Co-op Copes with CWD Concerns

by Anna Mitterling, Wildlife Cooperative Coordinator, MUCC

IMG_2159.JPGI had the honor of attending East Olive’s annual post season meeting this past weekend. They are are great cooperative, one that has been working hard at improving hunting and habitat in their area for coming up on a decade now. When I did my research on deer cooperatives in graduate school, East Olive was very involved in providing valuable data. This group shows high levels of group cohesion, satisfaction, and common values/interests. Before joining their cooperative members indicated a hunting experience satisfaction level of 41%, yet indicated their satisfaction rose to 81% after becoming involved in the cooperative.

East Olive covers over 11,000 acres of managed properties and has 165 or so members. This past year was a good year for many cooperative members. A lot of good bucks were brought in, and the top three are pictured below with their lucky hunters! (Left: Kent Ballard - 4.5 year old 10 point, gross score 145 4/8, net 124. Middle: Luke Hagy - 6.5 year old 10 point, gross score 148 6/8, net 7/8. Right: Ike Pearsall - 3.5 year old 8 point, gross score 134, net 132 2/8.)
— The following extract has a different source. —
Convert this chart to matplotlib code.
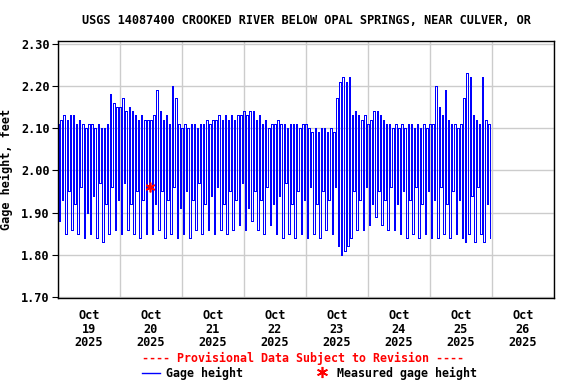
import numpy as np
import pandas as pd
import matplotlib
matplotlib.use("Agg")
import matplotlib.pyplot as plt
import matplotlib.dates as mdates

# Gage height, one peak and one trough per ~72 min cycle, starting Oct 19 00:00
highs = [
    2.11, 2.12, 2.13, 2.12, 2.13, 2.13, 2.11, 2.12, 2.11, 2.10,
    2.11, 2.11, 2.10, 2.11, 2.10, 2.10, 2.11, 2.18, 2.16, 2.15,
    2.15, 2.17, 2.14, 2.15, 2.14, 2.13, 2.12, 2.13, 2.12, 2.12,
    2.12, 2.13, 2.19, 2.14, 2.12, 2.13, 2.11, 2.20, 2.17, 2.11,
    2.10, 2.11, 2.10, 2.11, 2.11, 2.10, 2.11, 2.11, 2.12, 2.11,
    2.12, 2.12, 2.13, 2.12, 2.13, 2.12, 2.13, 2.12, 2.13, 2.13,
    2.14, 2.13, 2.14, 2.14, 2.12, 2.13, 2.11, 2.12, 2.10, 2.11,
    2.11, 2.12, 2.11, 2.11, 2.10, 2.11, 2.11, 2.11, 2.10, 2.11,
    2.11, 2.10, 2.09, 2.10, 2.09, 2.10, 2.10, 2.09, 2.10, 2.09,
    2.17, 2.21, 2.22, 2.21, 2.22, 2.13, 2.14, 2.13, 2.12, 2.13,
    2.11, 2.12, 2.14, 2.14, 2.13, 2.12, 2.11, 2.11, 2.10, 2.11,
    2.10, 2.11, 2.10, 2.11, 2.11, 2.10, 2.11, 2.10, 2.11, 2.10,
    2.11, 2.11, 2.20, 2.15, 2.13, 2.19, 2.12, 2.11, 2.11, 2.10,
    2.11, 2.17, 2.23, 2.22, 2.13, 2.12, 2.11, 2.22, 2.12, 2.11,
]
lows = [
    1.88, 1.93, 1.85, 1.95, 1.86, 1.92, 1.85, 1.96, 1.84, 1.90,
    1.85, 1.94, 1.84, 1.97, 1.83, 1.92, 1.85, 1.96, 1.86, 1.93,
    1.85, 1.97, 1.86, 1.92, 1.85, 1.95, 1.84, 1.93, 1.85, 1.96,
    1.85, 1.92, 1.86, 1.95, 1.84, 1.93, 1.85, 1.96, 1.84, 1.91,
    1.85, 1.95, 1.84, 1.93, 1.86, 1.97, 1.85, 1.92, 1.86, 1.94,
    1.85, 1.96, 1.86, 1.92, 1.85, 1.95, 1.86, 1.93, 1.87, 1.97,
    1.86, 1.91, 1.88, 1.95, 1.86, 1.93, 1.85, 1.96, 1.87, 1.92,
    1.85, 1.94, 1.84, 1.97, 1.85, 1.92, 1.84, 1.95, 1.85, 1.93,
    1.84, 1.96, 1.85, 1.92, 1.84, 1.95, 1.86, 1.93, 1.85, 1.96,
    1.82, 1.80, 1.81, 1.82, 1.84, 1.95, 1.86, 1.93, 1.86, 1.96,
    1.87, 1.92, 1.89, 1.95, 1.87, 1.93, 1.86, 1.96, 1.86, 1.92,
    1.85, 1.95, 1.84, 1.93, 1.85, 1.96, 1.84, 1.92, 1.85, 1.95,
    1.84, 1.93, 1.84, 1.96, 1.85, 1.92, 1.84, 1.95, 1.85, 1.93,
    1.84, 1.83, 1.85, 1.94, 1.83, 1.96, 1.85, 1.83, 1.92, 1.84,
]
start = "2025-10-19 00:00"
measured_time = "2025-10-20 11:40"
measured_value = 1.96

# interleave peaks and troughs in time
t_high = pd.date_range(start, periods=len(highs), freq="72min")
t_low = t_high + pd.Timedelta(minutes=36)
times = np.empty(2 * len(highs), dtype="datetime64[ns]")
times[0::2] = t_high.values
times[1::2] = t_low.values
vals = np.empty(2 * len(highs))
vals[0::2] = highs
vals[1::2] = lows

mono = "DejaVu Sans Mono"
fig = plt.figure(figsize=(5.76, 3.84), dpi=100)
ax = fig.add_axes([58 / 576, 1 - 298 / 384, 496 / 576, 257 / 384])

ax.plot(times, vals, color="#0000ff", lw=0.72, antialiased=False,
        drawstyle="steps-mid")
ax.plot(pd.Timestamp(measured_time), measured_value, marker=(6, 2, 0),
        color="red", ms=7, mew=1.2, ls="none")

ax.set_xlim(pd.Timestamp("2025-10-19"), pd.Timestamp("2025-10-27"))
ax.set_ylim(1.698, 2.306)

ax.xaxis.set_major_locator(mdates.DayLocator())
ax.xaxis.set_major_formatter(plt.NullFormatter())
ax.xaxis.set_minor_locator(mdates.HourLocator(byhour=12))
ax.xaxis.set_minor_formatter(mdates.DateFormatter("Oct\n%d\n%Y"))
ax.tick_params(axis="x", which="minor", length=0, pad=8)
ax.tick_params(axis="x", which="major", length=0)
for lab in ax.xaxis.get_minorticklabels():
    lab.set_fontfamily(mono)
    lab.set_fontweight("bold")
    lab.set_fontsize(8.6)
    lab.set_linespacing(1.05)

ax.set_yticks(np.arange(1.70, 2.31, 0.10))
ax.yaxis.set_major_formatter(plt.FormatStrFormatter("%.2f"))
ax.tick_params(axis="y", which="major", length=4, direction="out", pad=2)
for lab in ax.get_yticklabels():
    lab.set_fontfamily(mono)
    lab.set_fontweight("bold")
    lab.set_fontsize(8.6)

ax.grid(True, which="major", color="#cccccc", lw=1)
ax.set_axisbelow(True)
for s in ax.spines.values():
    s.set_linewidth(1)
    s.set_color("black")

ax.set_ylabel("Gage height, feet", fontfamily=mono, fontweight="bold",
              fontsize=8.6, labelpad=6)
fig.text(306 / 576, 1 - 20 / 384,
         "USGS 14087400 CROOKED RIVER BELOW OPAL SPRINGS, NEAR CULVER, OR",
         ha="center", va="center", fontfamily=mono, fontweight="bold", fontsize=8.6)
fig.text(303 / 576, 1 - 358 / 384, "---- Provisional Data Subject to Revision ----",
         ha="center", va="center", color="red", fontfamily=mono,
         fontweight="bold", fontsize=8.4)

# legend row
fig.add_artist(plt.Line2D([142 / 576, 160 / 576], [1 - 373 / 384] * 2,
                          color="#0000ff", lw=1))
fig.text(166 / 576, 1 - 373 / 384, "Gage height", ha="left", va="center",
         fontfamily=mono, fontweight="bold", fontsize=8.4)
fig.add_artist(plt.Line2D([322 / 576], [1 - 372 / 384], marker=(6, 2, 0),
                          color="red", ms=8, mew=1.2))
fig.text(337 / 576, 1 - 373 / 384, "Measured gage height", ha="left", va="center",
         fontfamily=mono, fontweight="bold", fontsize=8.4)

fig.savefig("out.png", dpi=100)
The sad news for East Olive Cooperative is that the most recent discoveries of CWD brought the disease zone to their front door. The leadership of this cooperative, in conjunction with the local QDMA branch are taking this very seriously, and went to DNR and QDMA National looking for guidance and direction on how to best move forward as avid deer hunters managing for herd quality.

Chad Stewart, DNR Deer Biologist, was at their meeting on Saturday to explain about the disease and answer questions. QDMA provided some feedback and information as well. The full version can be found here

Many hunters are concerned about what CWD means for harvesting bucks. Here is what QDMA has to say. “Older bucks are two to four times more likely to have CWD than younger bucks. Therefore, on paper, the best way to combat the disease is to keep density low and the age structure young. That means not allowing bucks or does to mature. However, in reality, hunters are needed to regulate deer populations, and many hunters stay engaged for the opportunity to pursue mature bucks. It is QDMA’s opinion that as long as hunters continue hunting, shooting antlerless deer, and helping keep deer herds in check, then it is more beneficial to have some mature bucks in the population than to shoot all bucks at a young age. If mature bucks are scarce, some hunters will become less engaged and shoot fewer antlerless deer. Therefore, QDMA's recommendation for hunters is to harvest antlerless deer to help reduce deer density, continue protecting yearling bucks if you desire, but apply increased harvest pressure to all bucks 3½ years of age or older.”

Also, QDMA strongly advocates that cooperatives have an important role to play, even with CWD in the picture. Cooperatives can play a huge role in managing CWD. Cooperatives provide the perfect venue to share information, keep hunters engaged, and ensure adequate deer harvest in their area. Cooperatives are the future of deer management across the whitetail’s range, and this is especially true for areas with CWD.”

Kirk Nartker, cooperative leader for East Olive, has been very involved with DNR and the interactions they have had with the public since the first case was found. "I'm very impressed with how well our MDNR staff has been addressing the community about the new CWD issue here in Clinton County,” Kirk said. “From the public information meetings to local co-op meetings, from QDMA branch banquets to the deer shows and the internet blogs, they are everywhere, getting the message out. I think a lot of hunters never took CWD seriously enough and maybe some still don't. I hope they soon will because right now, the folks in the central Michigan area, will pay the price for the rest of their lives. I just hope we can keep it contained in this area. I wouldn't wish this on any deer hunter."

CWD is going to change the hunting in East Olive Cooperative. They see themselves as part of the barrier, protecting and defending Michigan’s deer herd from a further impact of CWD. We don’t know the extent of this disease yet, but I assure you, East Olive Cooperative is taking their role seriously. How are you going to approach this disease?